* [Exercise data]
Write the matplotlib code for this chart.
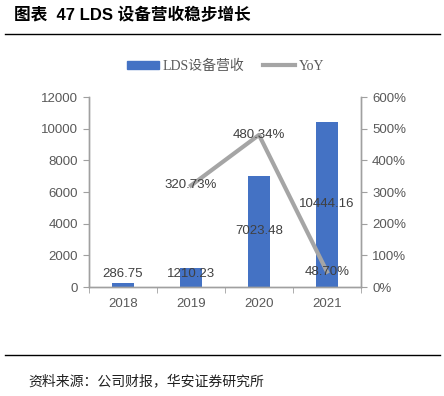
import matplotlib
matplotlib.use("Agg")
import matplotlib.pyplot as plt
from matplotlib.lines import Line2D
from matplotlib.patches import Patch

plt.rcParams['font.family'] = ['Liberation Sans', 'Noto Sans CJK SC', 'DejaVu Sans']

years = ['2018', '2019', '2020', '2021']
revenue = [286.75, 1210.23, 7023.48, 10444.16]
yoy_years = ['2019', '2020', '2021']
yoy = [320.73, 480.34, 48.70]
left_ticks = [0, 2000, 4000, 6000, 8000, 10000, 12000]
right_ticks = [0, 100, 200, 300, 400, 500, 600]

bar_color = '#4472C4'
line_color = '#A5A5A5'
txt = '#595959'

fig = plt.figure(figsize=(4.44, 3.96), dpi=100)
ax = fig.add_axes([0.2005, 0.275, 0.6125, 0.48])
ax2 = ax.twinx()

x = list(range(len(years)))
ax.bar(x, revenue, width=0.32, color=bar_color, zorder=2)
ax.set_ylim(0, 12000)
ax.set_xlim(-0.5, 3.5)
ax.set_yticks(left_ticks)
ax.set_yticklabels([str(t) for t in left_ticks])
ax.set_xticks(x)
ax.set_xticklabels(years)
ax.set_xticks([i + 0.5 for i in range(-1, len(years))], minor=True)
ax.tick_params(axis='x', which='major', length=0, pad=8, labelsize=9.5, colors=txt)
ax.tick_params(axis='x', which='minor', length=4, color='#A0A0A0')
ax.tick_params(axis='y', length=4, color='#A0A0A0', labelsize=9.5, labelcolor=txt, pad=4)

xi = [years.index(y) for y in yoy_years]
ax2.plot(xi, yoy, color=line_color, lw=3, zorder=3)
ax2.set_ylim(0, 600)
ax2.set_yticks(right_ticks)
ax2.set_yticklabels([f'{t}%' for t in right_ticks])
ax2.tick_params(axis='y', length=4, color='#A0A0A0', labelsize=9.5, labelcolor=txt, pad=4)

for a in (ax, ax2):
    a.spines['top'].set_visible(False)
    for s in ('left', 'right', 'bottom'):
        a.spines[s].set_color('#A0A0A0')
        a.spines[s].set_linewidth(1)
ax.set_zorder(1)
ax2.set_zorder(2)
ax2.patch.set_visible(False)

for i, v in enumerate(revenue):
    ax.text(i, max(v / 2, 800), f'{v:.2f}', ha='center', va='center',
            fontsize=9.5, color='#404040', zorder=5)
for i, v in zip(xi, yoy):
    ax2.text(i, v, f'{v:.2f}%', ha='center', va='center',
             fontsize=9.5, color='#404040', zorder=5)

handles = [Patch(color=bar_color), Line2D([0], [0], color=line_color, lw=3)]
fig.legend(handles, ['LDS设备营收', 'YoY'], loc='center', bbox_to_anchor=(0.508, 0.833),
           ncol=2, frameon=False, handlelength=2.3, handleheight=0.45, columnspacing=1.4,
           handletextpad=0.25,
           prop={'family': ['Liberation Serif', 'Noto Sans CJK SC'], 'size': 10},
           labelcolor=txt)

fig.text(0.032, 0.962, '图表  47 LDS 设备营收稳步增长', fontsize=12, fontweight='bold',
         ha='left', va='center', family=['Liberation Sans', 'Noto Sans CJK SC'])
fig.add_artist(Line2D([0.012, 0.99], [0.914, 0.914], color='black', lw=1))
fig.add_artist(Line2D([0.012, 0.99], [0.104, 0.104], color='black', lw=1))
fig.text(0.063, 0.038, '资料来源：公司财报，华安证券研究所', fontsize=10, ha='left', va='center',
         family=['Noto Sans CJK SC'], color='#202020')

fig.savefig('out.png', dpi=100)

--

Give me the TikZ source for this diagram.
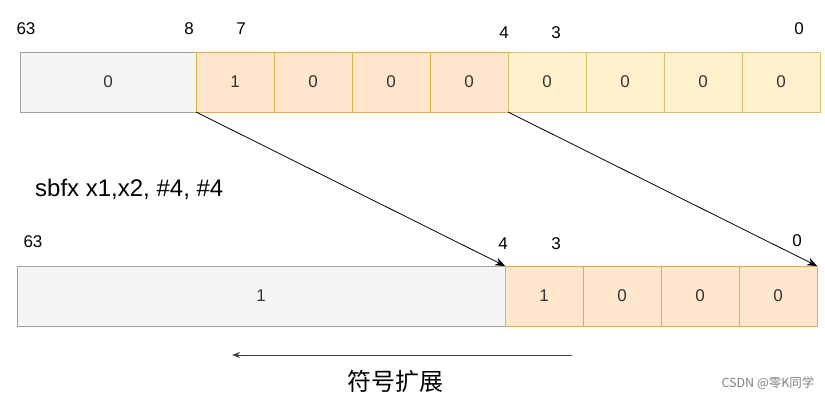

* [Task prompt] Would you restate, exactly and with no pictures, the lines of the entries above from the one containing "Write the matplotlib code for this chart." through the one containing "plt.rcParams['font.family'] = ['Liberation"?

* [Completed task]
Write the matplotlib code for this chart.
import matplotlib
matplotlib.use("Agg")
import matplotlib.pyplot as plt
from matplotlib.lines import Line2D
from matplotlib.patches import Patch

plt.rcParams['font.family'] = ['Liberation Sans', 'Noto Sans CJK SC', 'DejaVu Sans']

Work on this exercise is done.